Kiddie propaganda is not a laughing matter, obviously, you think otherwise.
So why do progressives think that kiddie propaganda is ok?
Bret Larson: It’s UCP propaganda.
It’s not so much mountain top removal as mountain back and sides removal, leaving a tuft or two on top untouched.
Mr. Floatie has retired from service in Victoria. He had nothing to doo-doo. Maybe we could convince him to be the spokespoop for this craptacular cause.
I see the UCP just love to take Alberta as far back as they can. How good would open pit coal mining be for Alberta? If Albertans are okay with a measly 1% royalty rate on coal, (the Alberta PCs gave us this rate, under either Don Getty, or Ralph Klein, and it’s likely the latter who was responsible for this), more selenium contamination than we can handle, giving harm to water tables, wildlife, and the environment in general, making an ugly eyesore out of what once was beautiful mountains, having cheap, temporary labour, while some foreign company laughs all the way to the bank, then it’s a good idea. But reality dictates otherwise. Recently, some type of mining company was penalized for not properly addressing selenium contamination in Canada.The debt loving and foolish spending UCP, can’t look past making their corporate friends richer, at the expense of Albertans. The UCP are at their halfway mark in their term, and they are doing so many very expensive boondoggles, costing Albertans billions. It’s like a condensed form of what the Alberta PCs were doing from the mid to late 1980s, and onwards. The biggest boondoggles. Preservation of the environment is priceless, as one cannot eat money.
You got me! Sadly, this was all too believable.

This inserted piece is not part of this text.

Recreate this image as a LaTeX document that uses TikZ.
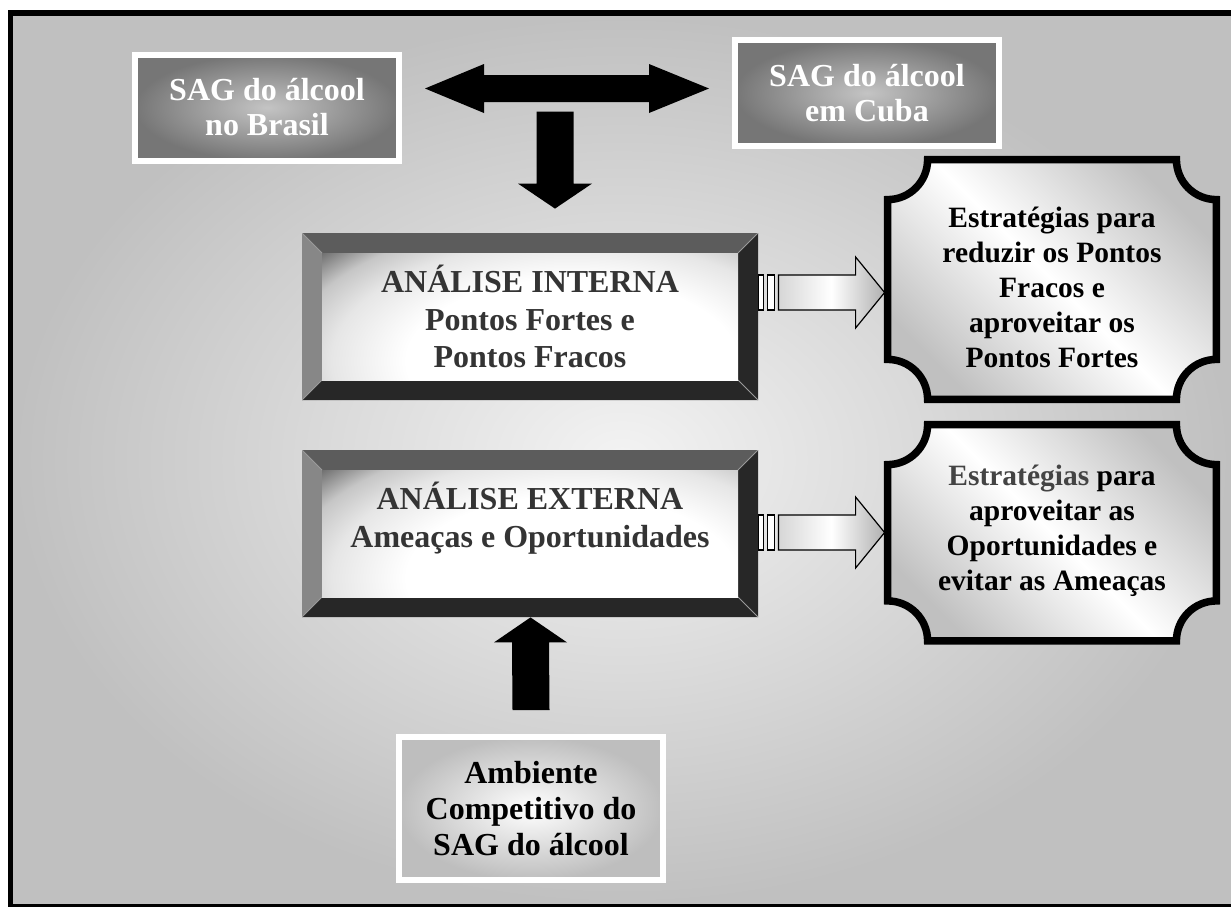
\documentclass[tikz,border=0pt]{standalone}
\usepackage{fontspec}
\setmainfont{Liberation Serif}
\usetikzlibrary{calc}

% palette
\definecolor{bgedge}{HTML}{C0C0C0}
\definecolor{bgmid}{HTML}{F3F3F3}
\definecolor{darkedge}{HTML}{767676}
\definecolor{darkmid}{HTML}{C4C4C4}
\definecolor{lightedge}{HTML}{BEBEBE}
\definecolor{bevtop}{HTML}{5C5C5C}
\definecolor{bevleft}{HTML}{878787}
\definecolor{bevdark}{HTML}{272727}
\definecolor{bevseam}{HTML}{9A9A9A}
\definecolor{facedark}{HTML}{575757}
\definecolor{facemid}{HTML}{C6C6C6}
\definecolor{facelight}{HTML}{E6E6E6}
\definecolor{bevtext}{HTML}{343434}
\definecolor{plaqueedge}{HTML}{C0C0C0}
\definecolor{arrowlight}{HTML}{D6D6D6}
\definecolor{arrowdark}{HTML}{B0B0B0}
\definecolor{estrgray}{HTML}{444444}

\pgfdeclarelayer{backdrop}
\pgfdeclarelayer{plates}
\pgfsetlayers{backdrop,plates,main}

% off-centre glow on the bevelled panels
\pgfdeclareradialshading{bevelface}{\pgfpoint{0bp}{0bp}}{%
  color(0bp)=(white); color(10.6bp)=(white); color(15.4bp)=(facelight);
  color(18.3bp)=(facemid); color(22bp)=(facedark); color(50bp)=(facedark)}

\newcommand\sagfont{\fontsize{16pt}{17.5pt}\selectfont\bfseries}
\newcommand\bevfont{\fontsize{16pt}{18.75pt}\selectfont\bfseries}
\newcommand\stratfont{\fontsize{14.75pt}{17.5pt}\selectfont\bfseries}
\newcommand\ambfont{\fontsize{16pt}{18pt}\selectfont\bfseries}

\begin{document}
\begin{tikzpicture}[x=0.5pt, y=-0.5pt,
  sagbox/.style={draw=white, line width=3pt, minimum width=132pt,
    minimum height=53pt, inner sep=0pt, align=center, text=white,
    font=\sagfont,
    path picture={\shade[inner color=darkmid, outer color=darkedge]
      (path picture bounding box.south west) rectangle
      (path picture bounding box.north east);}},
  ambbox/.style={draw=white, line width=3pt, minimum width=132pt,
    minimum height=71.5pt, inner sep=0pt, align=center, text=black,
    font=\ambfont,
    path picture={\shade[inner color=white, outer color=lightedge]
      (path picture bounding box.south west) rectangle
      (path picture bounding box.north east);}},
  bevelbox/.style={minimum width=228pt, minimum height=83.5pt,
    inner sep=0pt, align=center, text=bevtext, font=\bevfont,
    path picture={
      \coordinate (bo1) at (path picture bounding box.north west);
      \coordinate (bo2) at (path picture bounding box.south east);
      \coordinate (bi1) at ($(bo1)+(10pt,-10pt)$);
      \coordinate (bi2) at ($(bo2)+(-10pt,10pt)$);
      \fill[bevtop] (bo1) -- (bo1 -| bo2) -- (bi1 -| bi2) -- (bi1) -- cycle;
      \fill[bevleft] (bo1) -- (bi1) -- (bi1 |- bi2) -- (bo1 |- bo2) -- cycle;
      \fill[bevdark] (bo1 -| bo2) -- (bo2) -- (bi2) -- (bi1 -| bi2) -- cycle;
      \fill[bevdark] (bo1 |- bo2) -- (bi1 |- bi2) -- (bi2) -- (bo2) -- cycle;
      \draw[bevseam, line width=0.4pt] (bo1) -- (bi1) (bo1 -| bo2) -- (bi1 -| bi2)
        (bo2) -- (bi2) (bo1 |- bo2) -- (bi1 |- bi2);
      \begin{scope}
        \clip (bi1) rectangle (bi2);
        \fill[facedark] (bi1) rectangle (bi2);
        \shade[shading=bevelface] ($(bi1)+(124.8pt,-54pt)$)
          ellipse [x radius=195pt, y radius=97.5pt];
      \end{scope}}},
  plaque/.style={minimum width=164pt, inner sep=0pt},
  plaquetext/.style={align=center, inner sep=0pt, text=black, font=\stratfont},
  plaqueshape/.style={insert path={
      ($(#1.north west)+(20pt,0pt)$) -- ($(#1.north east)+(-20pt,0pt)$)
      arc[start angle=180, end angle=270, radius=20pt]
      -- ($(#1.south east)+(0pt,20pt)$)
      arc[start angle=90, end angle=180, radius=20pt]
      -- ($(#1.south west)+(20pt,0pt)$)
      arc[start angle=0, end angle=90, radius=20pt]
      -- ($(#1.north west)+(0pt,-20pt)$)
      arc[start angle=270, end angle=360, radius=20pt] -- cycle}},
  blockarrow/.style={fill=black},
  barstyle/.style={draw=black, fill=white, line width=0.6pt},
  hollowarrow/.style={draw=black, line width=0.6pt, left color=arrowlight,
    right color=arrowdark, middle color=white}
]
\useasboundingbox (0,0) rectangle (1231,906);

% backdrop and frame
\begin{pgfonlayer}{backdrop}
  \fill[white] (0,0) rectangle (1231,906);
  \shade[inner color=bgmid, outer color=bgedge] (13,16) rectangle (1231,904);
  \draw[line width=2.75pt] (10.5,13) rectangle (1240,906.5);
\end{pgfonlayer}

% boxes
\node[sagbox] (brasil) at (267,107.5) {SAG do álcool\\no Brasil};
\node[sagbox] (cuba) at (867,93) {SAG do álcool\\em Cuba};

\node[bevelbox] (interna) at (530,316.5)
  {ANÁLISE INTERNA\\Pontos Fortes e\\Pontos Fracos};
\node[bevelbox] (externa) at (530,533.5)
  {ANÁLISE EXTERNA\\Ameaças e Oportunidades\\\mbox{}};

\node[plaque, minimum height=119.5pt] (plaqA) at (1052,279.5) {};
\node[plaque, minimum height=107.75pt] (plaqB) at (1052,532.75) {};
\node[plaquetext] (stratA) at (1052,287)
  {Estratégias para\\reduzir os Pontos\\Fracos e\\aproveitar os\\Pontos Fortes};
\node[plaquetext] (stratB) at (1052,530.5)
  {{\color{estrgray}Estratégias} para\\aproveitar as\\Oportunidades e\\evitar as Ameaças};

\node[ambbox] (ambiente) at (531,808.5)
  {Ambiente\\Competitivo do\\SAG do álcool};

% scalloped plates behind the strategy texts
\begin{pgfonlayer}{plates}
  \foreach \p in {plaqA,plaqB}{
    \shade[top color=plaqueedge, bottom color=plaqueedge, middle color=white,
      shading angle=-45, plaqueshape=\p];
    \draw[line width=3.75pt, plaqueshape=\p];
  }
\end{pgfonlayer}

% double arrow between the two SAG boxes
\coordinate (dL) at ($(brasil.east)+(11.5pt,9.5pt)$);
\coordinate (dR) at ($(cuba.west)+(-11.5pt,2.25pt)$);
\fill[blockarrow] (dL) -- ($(dL)+(29.5pt,12.25pt)$) -- ($(dL)+(29.5pt,6.75pt)$)
  -- ($(dR)+(-30pt,6.75pt)$) -- ($(dR)+(-30pt,12.25pt)$) -- (dR)
  -- ($(dR)+(-30pt,-12.25pt)$) -- ($(dR)+(-30pt,-6.75pt)$)
  -- ($(dL)+(29.5pt,-6.75pt)$) -- ($(dL)+(29.5pt,-12.25pt)$) -- cycle;

% arrow down into the internal analysis
\coordinate (dTip) at ($(interna.north)+(12.5pt,12pt)$);
\coordinate (dTop) at ($(interna.north)+(12.5pt,60.5pt)$);
\fill[blockarrow] ($(dTop)+(-9.25pt,0pt)$) -- ($(dTip)+(-9.25pt,12.5pt)$)
  -- ($(dTip)+(-18.5pt,12.5pt)$) -- (dTip) -- ($(dTip)+(18.5pt,12.5pt)$)
  -- ($(dTip)+(9.25pt,12.5pt)$) -- ($(dTop)+(9.25pt,0pt)$) -- cycle;

% arrow up from the competitive environment
\coordinate (uTip) at ($(externa.south)+(0.25pt,0pt)$);
\coordinate (uBase) at ($(ambiente.north)+(0pt,12pt)$);
\fill[blockarrow] ($(uBase)+(-9.25pt,0pt)$) -- ($(uTip)+(-9.25pt,-12.5pt)$)
  -- ($(uTip)+(-18.25pt,-12.5pt)$) -- (uTip) -- ($(uTip)+(18.25pt,-12.5pt)$)
  -- ($(uTip)+(9.25pt,-12.5pt)$) -- ($(uBase)+(9.25pt,0pt)$) -- cycle;

% striped arrows towards the strategies
\coordinate (sA) at ($(interna.east)+(0pt,12pt)$);
\coordinate (tA) at ($(sA -| plaqA.west)+(-1.5pt,0pt)$);
\coordinate (sB) at ($(externa.east)+(0pt,0.5pt)$);
\coordinate (tB) at ($(sB -| plaqB.west)+(-1.5pt,0pt)$);
\foreach \s/\t in {sA/tA, sB/tB}{
  \draw[barstyle] ($(\s)+(0pt,-8.75pt)$) rectangle ($(\s)+(2.5pt,8.75pt)$);
  \draw[barstyle] ($(\s)+(4.5pt,-8.75pt)$) rectangle ($(\s)+(8pt,8.75pt)$);
  \shadedraw[hollowarrow] ($(\s)+(10pt,8.75pt)$) -- ($(\t)+(-14.5pt,8.75pt)$)
    -- ($(\t)+(-14.5pt,17.75pt)$) -- (\t) -- ($(\t)+(-14.5pt,-17.75pt)$)
    -- ($(\t)+(-14.5pt,-8.75pt)$) -- ($(\s)+(10pt,-8.75pt)$) -- cycle;
}
\end{tikzpicture}
\end{document}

April Fools or just plain fools!
had to share this and got quite the response from the folks on the Protect Alberta Rockies page: 94 comments; 68 shares; 216 reactions and quite a few were angry because either they believed it, not sure if they read your article or thought humour on the topic was highly inappropriate. So I’d say your April fools post was very successful. Thanks
Great job! We need more humor (and satire) in Canadian politics.